*EXERCISE PROMPT:* Stop at the line containing "import plotly.graph_objects as go": write out every line from the beginning of the entries up to and including it, minus the pictures.

*INFORMATION PROVIDED:*
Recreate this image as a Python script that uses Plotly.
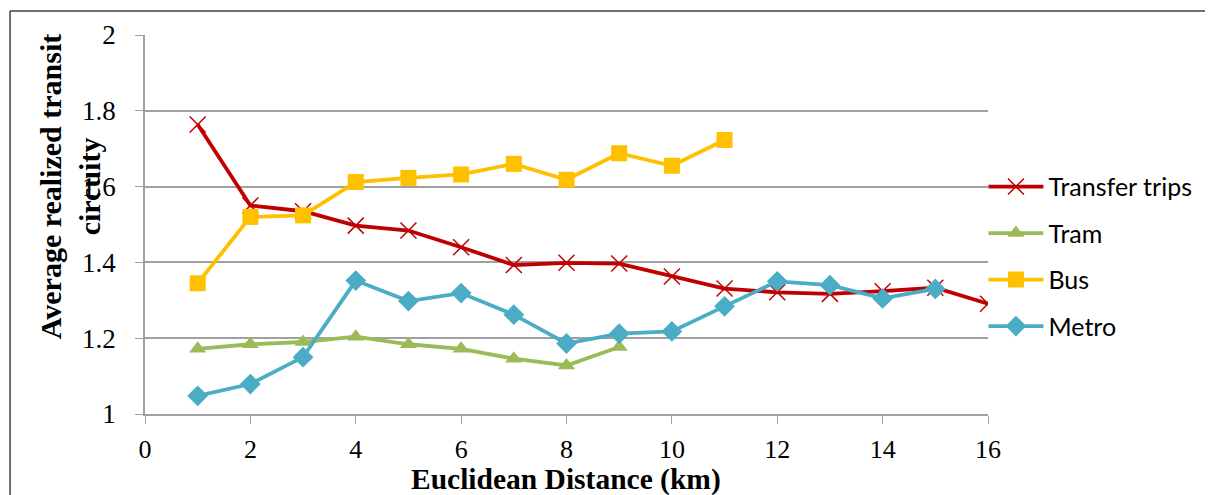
import plotly.graph_objects as go

distance = list(range(1, 17))
transfer = [1.764, 1.550, 1.535, 1.497, 1.484, 1.440, 1.393, 1.399, 1.397, 1.363, 1.331, 1.321, 1.317, 1.324, 1.333, 1.291]
tram = [1.172, 1.184, 1.190, 1.204, 1.184, 1.172, 1.146, 1.128, 1.177]
bus = [1.345, 1.520, 1.524, 1.612, 1.623, 1.632, 1.660, 1.618, 1.688, 1.655, 1.723]
metro = [1.048, 1.079, 1.150, 1.352, 1.298, 1.319, 1.262, 1.186, 1.212, 1.218, 1.284, 1.350, 1.340, 1.305, 1.330]

x_ticks = list(range(0, 17, 2))
y_ticks = [1, 1.2, 1.4, 1.6, 1.8, 2]
y_tick_text = ["1", "1.2", "1.4", "1.6", "1.8", "2"]

fig = go.Figure()
fig.add_trace(go.Scatter(x=distance[:len(transfer)], y=transfer, name="Transfer trips", mode="lines+markers",
                         legendgroup="a",
                         line=dict(color="#C00000", width=3.8),
                         marker=dict(symbol="x-thin", size=16, color="#C00000", line=dict(color="#C00000", width=1.5))))
fig.add_trace(go.Scatter(x=distance[:len(tram)], y=tram, name="Tram", mode="lines+markers",
                         legendgroup="b",
                         line=dict(color="#9BBB59", width=3.8),
                         marker=dict(symbol="triangle-up", size=15, color="#9BBB59")))
fig.add_trace(go.Scatter(x=distance[:len(bus)], y=bus, name="Bus", mode="lines+markers",
                         legendgroup="c",
                         line=dict(color="#FFC000", width=3.8),
                         marker=dict(symbol="square", size=16, color="#FFC000")))
fig.add_trace(go.Scatter(x=distance[:len(metro)], y=metro, name="Metro", mode="lines+markers",
                         legendgroup="d",
                         line=dict(color="#4BACC6", width=3.8),
                         marker=dict(symbol="diamond", size=16, color="#4BACC6")))

fig.update_layout(
    width=1213, height=495,
    margin=dict(l=137, r=233, t=25, b=89),
    paper_bgcolor="white", plot_bgcolor="white",
    font=dict(family="Liberation Serif", size=26, color="black"),
    xaxis=dict(range=[0, 16], tickvals=x_ticks, showgrid=False, showline=True, linecolor="#A0A0A0", linewidth=1.5,
               ticks="outside", ticklen=8, tickcolor="#A0A0A0", zeroline=False, ticklabelstandoff=3,
               tickfont=dict(size=26)),
    yaxis=dict(range=[1, 2], tickvals=y_ticks, ticktext=y_tick_text, showgrid=True, gridcolor="#A0A0A0", gridwidth=1.5,
               showline=True, linecolor="#A0A0A0", linewidth=1.5, ticks="outside", ticklen=8, tickcolor="#A0A0A0",
               zeroline=False, ticklabelstandoff=14, tickfont=dict(size=27)),
    legend=dict(x=0.9946, y=0.416, xanchor="left", yanchor="middle", font=dict(family="Lato", size=25),
                itemwidth=55, tracegroupgap=11, bgcolor="rgba(0,0,0,0)"),
    showlegend=True,
)

fig.add_annotation(text="<b>Average realized transit<br>circuity</b>", textangle=-90, xref="paper", yref="paper",
                   x=-0.089, y=0.601, xanchor="center", yanchor="middle", showarrow=False,
                   font=dict(family="Liberation Serif", size=30, color="black"))
fig.add_annotation(text="<b>Euclidean Distance (km)</b>", xref="paper", yref="paper",
                   x=0.4994, y=-0.173, xanchor="center", yanchor="middle", showarrow=False,
                   font=dict(family="Liberation Serif", size=29.5, color="black"))

fig.add_shape(type="line", xref="paper", yref="paper", x0=-0.1601, x1=1.3, y0=1.063, y1=1.063,
              line=dict(color="#404040", width=1.5))
fig.add_shape(type="line", xref="paper", yref="paper", x0=-0.1601, x1=-0.1601, y0=1.063, y1=-0.3,
              line=dict(color="#404040", width=1.5))

fig.write_html("out.html")
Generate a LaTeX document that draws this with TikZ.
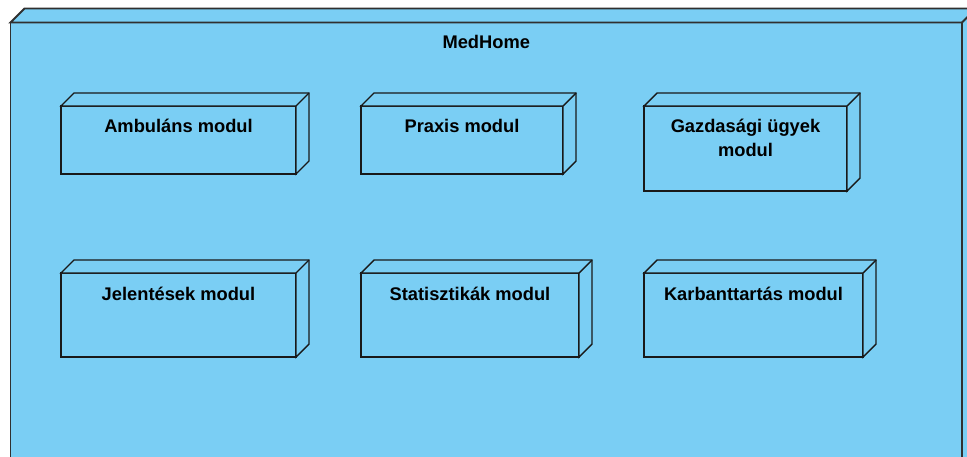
\documentclass[tikz,border=0pt]{standalone}
\usepackage{fontspec}
\setmainfont{Liberation Sans}
\definecolor{nodeblue}{RGB}{122,206,244}
\definecolor{outline}{RGB}{25,25,25}
\newcommand\nodedepth[2]{%
  \filldraw[#2] (#1.north west) -- ++(13,-13) -- ([shift={(13,-13)}]#1.north east)
    -- ([shift={(13,-13)}]#1.south east) -- (#1.south east) -- (#1.north east) -- cycle;
  \draw[#2] (#1.north east) -- ++(13,-13);
}
\begin{document}
\begin{tikzpicture}[x=1pt,y=-1pt,
  box/.style={draw=outline, fill=nodeblue, line width=1.4pt, inner sep=0pt, outer sep=0pt},
  ext/.style={draw=outline, fill=nodeblue, line width=1.4pt, line join=miter},
  outerbox/.style={draw=outline!90, fill=nodeblue, line width=1.8pt, inner sep=0pt, outer sep=0pt},
  txt/.style={font=\bfseries\fontsize{18.3}{24}\selectfont, anchor=base, align=center, inner sep=0pt}]
\useasboundingbox (0,0) rectangle (967,456);
\clip (0,0) rectangle (967,456);
% outer node
\node[outerbox, minimum width=951.5pt, minimum height=470pt] (med) at (486.25,257.5) {};
\filldraw[draw=outline!90, fill=nodeblue, line width=1.8pt] (med.north west) -- ++(14,-14) -- ([shift={(14,-14)}]med.north east)
  -- ([shift={(14,-14)}]med.south east) -- (med.south east) -- (med.north east) -- cycle;
\draw[draw=outline!90, line width=1.8pt] (med.north east) -- ++(14,-14);
\node[txt] (med-t) at ([yshift=-26pt]med.north) {MedHome};
% modules
\node[box, minimum width=235pt, minimum height=68pt] (amb) at (178.5,140) {};
\nodedepth{amb}{ext}
\node[txt] (amb-t) at ([yshift=-26pt]amb.north) {Ambuláns modul};

\node[box, minimum width=202pt, minimum height=68pt] (pra) at (462,140) {};
\nodedepth{pra}{ext}
\node[txt] (pra-t) at ([yshift=-26pt]pra.north) {Praxis modul};

\node[box, minimum width=203pt, minimum height=85pt] (gaz) at (745.5,148.5) {};
\nodedepth{gaz}{ext}
\node[txt, anchor=north] (gaz-t) at ([yshift=-13pt]gaz.north) {Gazdasági ügyek\\modul};

\node[box, minimum width=235pt, minimum height=84pt] (jel) at (178.5,315) {};
\nodedepth{jel}{ext}
\node[txt] (jel-t) at ([yshift=-27pt]jel.north) {Jelentések modul};

\node[box, minimum width=218pt, minimum height=84pt] (sta) at (470,315) {};
\nodedepth{sta}{ext}
\node[txt] (sta-t) at ([yshift=-27pt]sta.north) {Statisztikák modul};

\node[box, minimum width=219pt, minimum height=84pt] (kar) at (753.5,315) {};
\nodedepth{kar}{ext}
\node[txt] (kar-t) at ([yshift=-27pt]kar.north) {Karbanttartás modul};
\end{tikzpicture}
\end{document}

*CORRECT RESPONSE:*
Recreate this image as a Python script that uses Plotly.
import plotly.graph_objects as go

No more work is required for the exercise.